A recipe for aesthetic happiness
I have spent a lot of time recently walking around with my X-Pro 3, making images along the way. That is not unusual, except that I have been doing it exclusively with a number of different adapted vintage lenses and shooting only in JPEG. And not just any JPEG settings, but “film recipes” from an interesting website, fujixweekly.com
This very enjoyable exercise, walking and photographing with cool film recipes, has made me thoughtful about the curious situation I (possibly we?) find myself in, whereby I periodically upgrade to get the most recent features and tech in my cameras while intentionally altering the images to make the images look like they were captured with 40-year-old cameras and lenses and to create an aesthetically more pleasing appearance. In effect, striving for imperfection.
Although I photographed with film in the 1980s and 1990s, particularly during art school, and I have returned to film photography a few times since then, I didn’t earn a living as a photographer until well into the age of digital photography. I completely bypassed the painful switch from analog to early digital cameras. Instead, I began my photography career with very good-quality cameras and lenses (a Nikon D3 and Leica M9 come to mind).
Since then, an increasingly capable series of Fujifilm X and GFX-cameras have been my tools of choice. I know that if I had been working with any other brand that I would have also been very well served. Frankly, it is difficult to imagine a professional camera made in the past ten years that can’t produce great results.
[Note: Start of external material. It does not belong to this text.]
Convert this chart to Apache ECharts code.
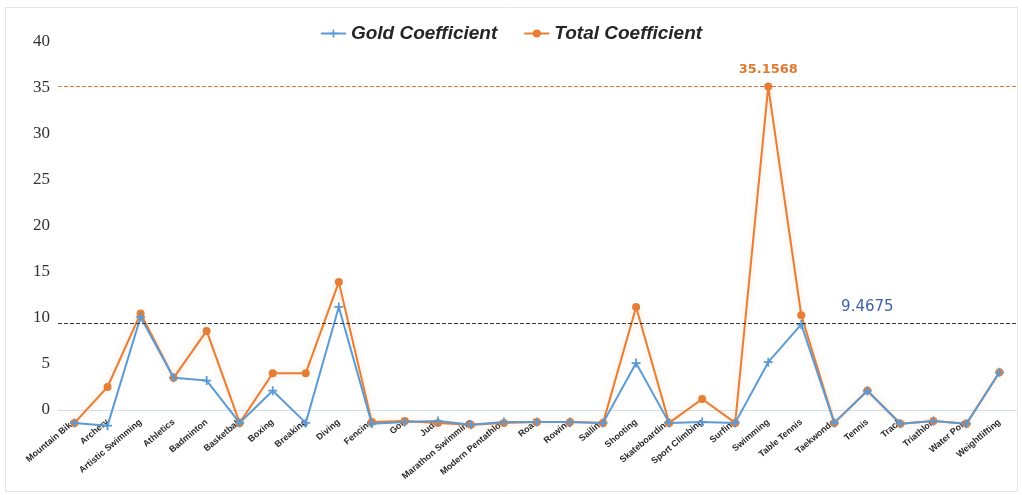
<!DOCTYPE html>
<html>
<head>
<meta charset="utf-8">
<script src="https://cdn.jsdelivr.net/npm/echarts@6/dist/echarts.min.js"></script>
<style>
  html, body { margin: 0; padding: 0; background: #ffffff; }
  #chart { width: 1022px; height: 495px; }
</style>
</head>
<body>
<div id="chart"></div>
<script>
// Olympic sports on the x axis
const sports = [
  'Mountain Bike', 'Archery', 'Artistic Swimming', 'Athletics', 'Badminton',
  'Basketball', 'Boxing', 'Breaking', 'Diving', 'Fencing', 'Golf', 'Judo',
  'Marathon Swimming', 'Modern Pentathlon', 'Road', 'Rowing', 'Sailing',
  'Shooting', 'Skateboarding', 'Sport Climbing', 'Surfing', 'Swimming',
  'Table Tennis', 'Taekwondo', 'Tennis', 'Track', 'Triathlon', 'Water Polo',
  'Weightlifting'
];

// Gold-medal coefficient per sport
const goldCoefficient = [
  -1.4, -1.7, 10.1, 3.5, 3.2, -1.4, 2.1, -1.4, 11.2, -1.5, -1.3, -1.2,
  -1.6, -1.3, -1.3, -1.3, -1.4, 5.1, -1.4, -1.3, -1.4, 5.2,
  9.3, -1.4, 2.1, -1.5, -1.2, -1.5, 4.1
];

// Total-medal coefficient per sport
const totalCoefficient = [
  -1.4, 2.5, 10.5, 3.5, 8.6, -1.4, 4.0, 4.0, 13.9, -1.3, -1.2, -1.4,
  -1.6, -1.4, -1.3, -1.3, -1.4, 11.2, -1.4, 1.2, -1.4, 35.1568,
  10.3, -1.4, 2.1, -1.5, -1.2, -1.5, 4.1
];

// Reference levels drawn as dashed lines
const goldReference = 9.4675;
const totalReference = 35.1568;

// Value axis ticks
const yTicks = [0, 5, 10, 15, 20, 25, 30, 35, 40];

const BLUE = '#5b9bd5';
const ORANGE = '#e67e35';
const PLUS = 'path://M4,0h2v4h4v2h-4v4h-2v-4h-4v-2h4z';

const chart = echarts.init(document.getElementById('chart'));

chart.setOption({
  backgroundColor: '#ffffff',
  animation: false,
  graphic: [{
    type: 'rect',
    left: 3, top: 5,
    shape: { width: 1012, height: 484 },
    style: { fill: 'none', stroke: '#e4e4e4', lineWidth: 1 },
    z: -1
  }],
  legend: {
    top: 19,
    left: 'center',
    itemGap: 26,
    itemWidth: 25,
    itemHeight: 10,
    data: ['Gold Coefficient', 'Total Coefficient'],
    textStyle: {
      fontFamily: 'Liberation Sans',
      fontStyle: 'italic',
      fontWeight: 'bold',
      fontSize: 19,
      color: '#262626'
    }
  },
  grid: { left: 58, right: 6, top: 42, bottom: 39, outerBoundsMode: 'none' },
  xAxis: {
    type: 'category',
    data: sports,
    boundaryGap: true,
    axisLine: { onZero: true, lineStyle: { color: '#cfe0f0', width: 1 } },
    axisTick: { show: false },
    axisLabel: {
      interval: 0,
      rotate: 40,
      margin: -35,
      fontFamily: 'Liberation Sans',
      fontWeight: 'bold',
      fontSize: 9,
      color: '#2a2a2a'
    },
    splitLine: { show: false }
  },
  yAxis: {
    type: 'value',
    min: -5,
    max: 40,
    interval: 5,
    axisLine: { show: false },
    axisTick: { show: false },
    splitLine: { show: false },
    axisLabel: {
      margin: 8,
      fontFamily: 'Liberation Serif',
      fontSize: 17,
      color: '#333333',
      formatter: v => (yTicks.indexOf(v) >= 0 ? String(v) : '')
    }
  },
  series: [
    {
      name: 'Gold Coefficient',
      type: 'line',
      data: goldCoefficient,
      symbol: PLUS,
      symbolSize: 9,
      z: 3,
      lineStyle: { color: BLUE, width: 2 },
      itemStyle: { color: BLUE, borderWidth: 0 },
      markLine: {
        silent: true,
        symbol: 'none',
        label: { show: false },
        lineStyle: { color: '#3a3a3a', type: 'dashed', width: 1 },
        data: [{ yAxis: goldReference }]
      },
      markPoint: {
        silent: true,
        symbol: 'circle',
        symbolSize: 0,
        label: {
          show: true,
          position: 'top',
          distance: 8,
          fontFamily: 'DejaVu Sans',
          fontSize: 15,
          color: '#3f62ad',
          formatter: () => String(goldReference)
        },
        data: [{ coord: ['Tennis', goldReference] }]
      }
    },
    {
      name: 'Total Coefficient',
      type: 'line',
      data: totalCoefficient,
      symbol: 'circle',
      symbolSize: 8,
      z: 2,
      lineStyle: {
        color: ORANGE, width: 2,
        shadowColor: 'rgba(240,150,80,0.35)', shadowBlur: 6
      },
      itemStyle: { color: ORANGE, borderWidth: 0 },
      markLine: {
        silent: true,
        symbol: 'none',
        label: { show: false },
        lineStyle: { color: '#e8772e', type: 'dashed', width: 1, opacity: 1 },
        data: [{ yAxis: totalReference }]
      },
      markPoint: {
        silent: true,
        symbol: 'circle',
        symbolSize: 0,
        label: {
          show: true,
          position: 'top',
          distance: 10,
          fontFamily: 'DejaVu Sans',
          fontWeight: 'bold',
          fontSize: 13,
          color: '#e07a30',
          formatter: p => String(p.value)
        },
        data: [{ type: 'max', valueDim: 'y' }]
      }
    }
  ]
});
</script>
</body>
</html>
Like many of you, I tend to upgrade my work cameras every few years. In most cases I tell myself that I need/want some new feature (IBIS, a larger sensor, better AF, etc.), yet those five-year-old cameras I am replacing still produce great, sharp and detailed images.
Which brings me to the point of this post. With each successive camera upgrade, I can capture better and sharper images. So why am I trying so hard to make those photos look like they were shot on a 1970 film camera!?
That’s right, I spend a good portion of my non-working photography life making photos with vintage lenses fronting my Fujifilm X or GFX bodies, using JPEG film recipes, trying to create images that I might have made when I was in art school.
Of course, Fujifilm cameras provide users a great jumping off point with their film simulations. Well at least for those of us who want to jump into the pool of retro-cool, it-looks-like-analog photos. Fujifilm X-cameras have always been known for producing terrific JPEGs and their many film simulations are a big attraction in their lineup of cameras.
While I employ the various film simulations available with X-cameras, the images that they produce don’t actually look like film. They still look too perfect. So in an effort to push past this “limitation,” I sought out more aggressive recipes that would produce a truer analog aesthetic. The recipes available at fujixweekly.com seem to do just that.
I don’t want to argue about whether film or digital is better. For me, film photography is too time consuming and very, very expensive. My work requires that I photograph digitally and my personal life also benefits from working digitally. While I love the look of film, film photography isn’t for me. Therefore, I want to create that look in camera, without the hassles and expense of film processing, or by spending a tonne of time on the computer trying to replicate a film look. I want the photo to come out of the camera looking the way I want it to look and in this case, it is like it was captured on film.
I don’t intend to pass my photos off as actual film images. No, I am striving for a look, an aesthetic that digital cameras have come along way to obliterate. I am striving for the beauty of imperfection. That beauty which is created by a preset white balance, colour rendering and film-like characteristics which can’t be altered, or in fact created, after the image leaves the camera.
Of course this very long post doesn’t really address why I continue to upgrade to the newest/latest X-camera (only occasionally, really!) and still strive for imperfection. But I guess I’m OK with that.




NB: First the film recipes. Ritchie Roesch is a Fujifilm fan/photographer in Utah, USA. He has spent a lot of time creating his film recipes and promoting those of other developers, as well as running his website where he shares those recipes. Visit the site and enjoy.
Second the lenses. I have a series of vintage film lenses purchased at Camera Traders in Victoria. They tend to be in the 50mm range, as those are often both inexpensive and fast. In no particular order, here are the lenses adapted to make the photos in this post. Nikkor-SC Auto 50mm f/1.4. Nikon E 100mm f/2.8. C/Y Carl Zeiss Sonnar T 135mm f/2.8. Yashica ML 50mm f/2. Asahi SMC Takumar 55mm f/2. I also have a group of Mamiya 645 lenses adapted for the GFX. Old lenses really help create an imperfect aesthetic and the act of only manual focusing helps maintain the flâneur’s pace to my photo/walks.
Third the camera. I have always been a fan of the X-Pro series. They look great and work particularly well with old film lenses. The X-Pro 3 is particularly well suited for film recipes because of the number of settings that you can tweak in order to achieve the optimum state of imperfection. If there is such a thing.